Data-Efficient Meningioma Segmentation via Implicit Spatiotemporal Mixing and Sim2Real Semantic Injection
Yunhao Xu, Fuquan Zong, Yexuan Xing, Chulong Zhang, Guang Yang, Shilong Yang, Xiaokun Liang, Juan Yu
TL;DR
This work tackles data-efficiency in meningioma segmentation by decoupling anatomical background diversity from lesion semantics. It introduces a dual-augmentation framework: (i) spatiotemporal mixing using Implicit Neural Representations to produce continuous, topology-preserving diffeomorphic deformations, and (ii) Sim2Real semantic injection that transplant real lesion textures into healthy backgrounds via a distance-field guided fusion. The approach yields significant gains across diverse models, with notable improvements in Dice scores and boundary precision, and demonstrates that synthetic data can closely approximate real distributions while providing complementary diversity.

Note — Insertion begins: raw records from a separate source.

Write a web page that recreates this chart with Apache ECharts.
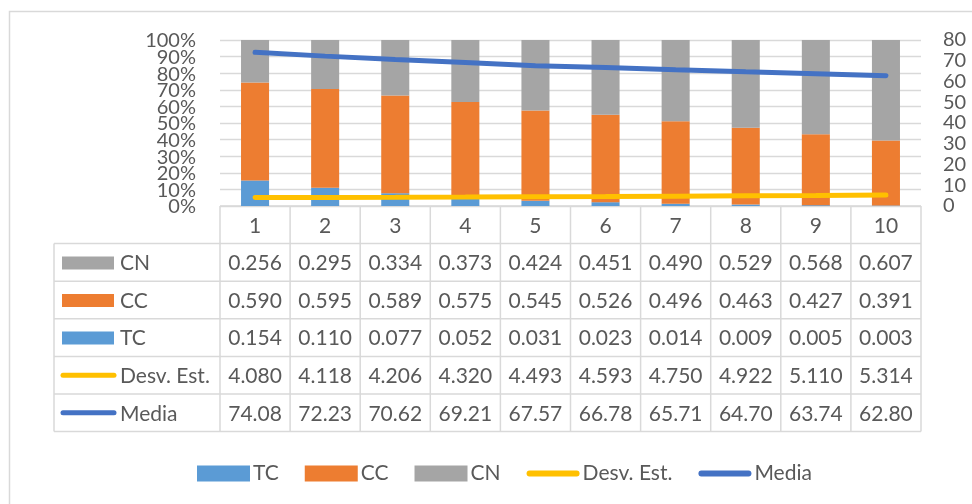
<!DOCTYPE html>
<html>
<head>
<meta charset="utf-8">
<script src="https://cdn.jsdelivr.net/npm/echarts@6/dist/echarts.min.js"></script>
<style>
html,body{margin:0;padding:0;background:#fff;}
#chart{width:972px;height:504px;}
</style>
</head>
<body>
<div id="chart"></div>
<script>
// ---- data ----
const categories = ['1','2','3','4','5','6','7','8','9','10'];
const TC = [0.154,0.110,0.077,0.052,0.031,0.023,0.014,0.009,0.005,0.003];
const CC = [0.590,0.595,0.589,0.575,0.545,0.526,0.496,0.463,0.427,0.391];
const CN = [0.256,0.295,0.334,0.373,0.424,0.451,0.490,0.529,0.568,0.607];
const DesvEst = [4.080,4.118,4.206,4.320,4.493,4.593,4.750,4.922,5.110,5.314];
const Media = [74.08,72.23,70.62,69.21,67.57,66.78,65.71,64.70,63.74,62.80];
const percentTicks = [0,0.1,0.2,0.3,0.4,0.5,0.6,0.7,0.8,0.9,1.0];

const C_TC = '#5B9BD5', C_CC = '#ED7D31', C_CN = '#A5A5A5', C_DE = '#FFC000', C_ME = '#4472C4';
const TXT = '#595959', LINE = '#D9D9D9';
const FONT = 'Lato';
const LINE_ICON = 'path://M3,0 L52,0 A3,3 0 0 1 52,6 L3,6 A3,3 0 0 1 3,0 Z';

const G = {left:220, right:51, top:40, height:166};
const chart = echarts.init(document.getElementById('chart'));

const option = {
  animation:false,
  textStyle:{fontFamily:FONT,color:TXT},
  grid:{left:G.left,right:G.right,top:G.top,height:G.height,containLabel:false},
  legend:{
    left:192, top:458, itemWidth:53, itemHeight:16, itemGap:26,
    symbolKeepAspect:true,
    textStyle:{fontFamily:FONT,fontSize:21,color:TXT,padding:[0,0,0,-2]},
    data:[
      {name:'TC',icon:'rect'},
      {name:'CC',icon:'rect'},
      {name:'CN',icon:'rect'},
      {name:'Desv. Est.',icon:LINE_ICON},
      {name:'Media',icon:LINE_ICON}
    ]
  },
  xAxis:{type:'category',data:categories,
    axisLine:{show:false},axisTick:{show:false},axisLabel:{show:false},splitLine:{show:false}},
  yAxis:[{
    type:'value',min:0,max:1,interval:0.1,
    axisLabel:{show:false},
    axisLine:{show:false},axisTick:{show:false},
    splitLine:{lineStyle:{color:LINE,width:1.3}}
  },{
    type:'value',min:0,max:80,interval:10,position:'right',
    axisLabel:{fontSize:20,color:TXT,fontFamily:FONT,margin:22,showMinLabel:true,showMaxLabel:true,hideOverlap:false},
    axisLine:{show:false},axisTick:{show:false},splitLine:{show:false}
  }],
  series:[
    {name:'TC',type:'bar',stack:'s',data:TC,barWidth:'40%',itemStyle:{color:C_TC}},
    {name:'CC',type:'bar',stack:'s',data:CC,itemStyle:{color:C_CC}},
    {name:'CN',type:'bar',stack:'s',data:CN,itemStyle:{color:C_CN}},
    {name:'Desv. Est.',type:'line',yAxisIndex:1,data:DesvEst,symbol:'none',
      lineStyle:{color:C_DE,width:5,cap:'round'},itemStyle:{color:C_DE}},
    {name:'Media',type:'line',yAxisIndex:1,data:Media,symbol:'none',
      lineStyle:{color:C_ME,width:5,cap:'round'},itemStyle:{color:C_ME}}
  ]
};
chart.setOption(option);

// ---- left axis labels + data table built from arrays ----
function buildTable(){
  const centers = categories.map((c,i)=>chart.convertToPixel({xAxisIndex:0},i));
  const colW = centers[1]-centers[0];
  const x0 = centers[0]-colW/2, x1 = centers[centers.length-1]+colW/2;
  const yAxisTop = chart.convertToPixel({yAxisIndex:0},0);
  const rowH = 37.6;
  const tableLeft = 54;
  const rows = [
    {name:'CN',vals:CN.map(v=>v.toFixed(3)),color:C_CN,kind:'bar'},
    {name:'CC',vals:CC.map(v=>v.toFixed(3)),color:C_CC,kind:'bar'},
    {name:'TC',vals:TC.map(v=>v.toFixed(3)),color:C_TC,kind:'bar'},
    {name:'Desv. Est.',vals:DesvEst.map(v=>v.toFixed(3)),color:C_DE,kind:'line'},
    {name:'Media',vals:Media.map(v=>v.toFixed(2)),color:C_ME,kind:'line'}
  ];
  const els = [];
  const yBottom = yAxisTop + rowH*(rows.length+1);
  const ls = {stroke:LINE,lineWidth:1.5};
  const font = '21px '+FONT;
  els.push({type:'rect',shape:{x:9.5,y:11.5,width:1000,height:600},style:{fill:null,stroke:LINE,lineWidth:1.5},silent:true});
  // left percent axis labels
  percentTicks.forEach(t=>{
    const y = chart.convertToPixel({yAxisIndex:0},t);
    els.push({type:'text',x:G.left-24,y:y+1,style:{text:Math.round(t*100)+'%',fill:TXT,font:'20px '+FONT,align:'right',verticalAlign:'middle'}});
  });
  els.push({type:'line',shape:{x1:x0,y1:yAxisTop,x2:x1,y2:yAxisTop},style:ls});
  for(let r=1;r<=rows.length+1;r++){
    const y = yAxisTop+rowH*r;
    els.push({type:'line',shape:{x1:tableLeft,y1:y,x2:x1,y2:y},style:ls});
  }
  for(let i=0;i<=categories.length;i++){
    const x = x0+colW*i;
    els.push({type:'line',shape:{x1:x,y1:yAxisTop,x2:x,y2:yBottom},style:ls});
  }
  els.push({type:'line',shape:{x1:tableLeft,y1:yAxisTop+rowH,x2:tableLeft,y2:yBottom},style:ls});
  categories.forEach((c,i)=>{
    els.push({type:'text',x:centers[i],y:yAxisTop+rowH/2+1,style:{text:c,fill:TXT,font:font,align:'center',verticalAlign:'middle'}});
  });
  rows.forEach((row,r)=>{
    const cy = yAxisTop+rowH*(r+1)+rowH/2+1;
    if(row.kind==='bar'){
      els.push({type:'rect',shape:{x:62,y:cy-7,width:52,height:13},style:{fill:row.color}});
    } else {
      els.push({type:'line',shape:{x1:63,y1:cy-1,x2:114,y2:cy-1},style:{stroke:row.color,lineWidth:5,lineCap:'round'}});
    }
    els.push({type:'text',x:120,y:cy,style:{text:row.name,fill:TXT,font:font,align:'left',verticalAlign:'middle'}});
    row.vals.forEach((v,i)=>{
      els.push({type:'text',x:centers[i],y:cy,style:{text:v,fill:TXT,font:font,align:'center',verticalAlign:'middle'}});
    });
  });
  chart.setOption({graphic:{elements:els}});
}
buildTable();
</script>
</body>
</html>
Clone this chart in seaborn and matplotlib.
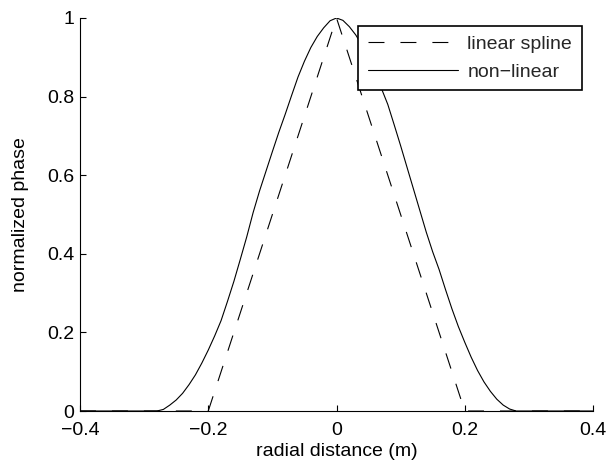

The framework offers a practical, data-efficient pathway for robust medical image analysis under annotation constraints, with potential impact on clinical AI deployment in low-resource settings.
Abstract
The performance of medical image segmentation is increasingly defined by the efficiency of data utilization rather than merely the volume of raw data. Accurate segmentation, particularly for complex pathologies like meningiomas, demands that models fully exploit the latent information within limited high-quality annotations. To maximize the value of existing datasets, we propose a novel dual-augmentation framework that synergistically integrates spatial manifold expansion and semantic object injection. Specifically, we leverage Implicit Neural Representations (INR) to model continuous velocity fields. Unlike previous methods, we perform linear mixing on the integrated deformation fields, enabling the efficient generation of anatomically plausible variations by interpolating within the deformation space. This approach allows for the extensive exploration of structural diversity from a small set of anchors. Furthermore, we introduce a Sim2Real lesion injection module. This module constructs a high-fidelity simulation domain by transplanting lesion textures into healthy anatomical backgrounds, effectively bridging the gap between synthetic augmentation and real-world pathology. Comprehensive experiments on a hybrid dataset demonstrate that our framework significantly enhances the data efficiency and robustness of state-of-the-art models, including nnU-Net and U-Mamba, offering a potent strategy for high-performance medical image analysis with limited annotation budgets.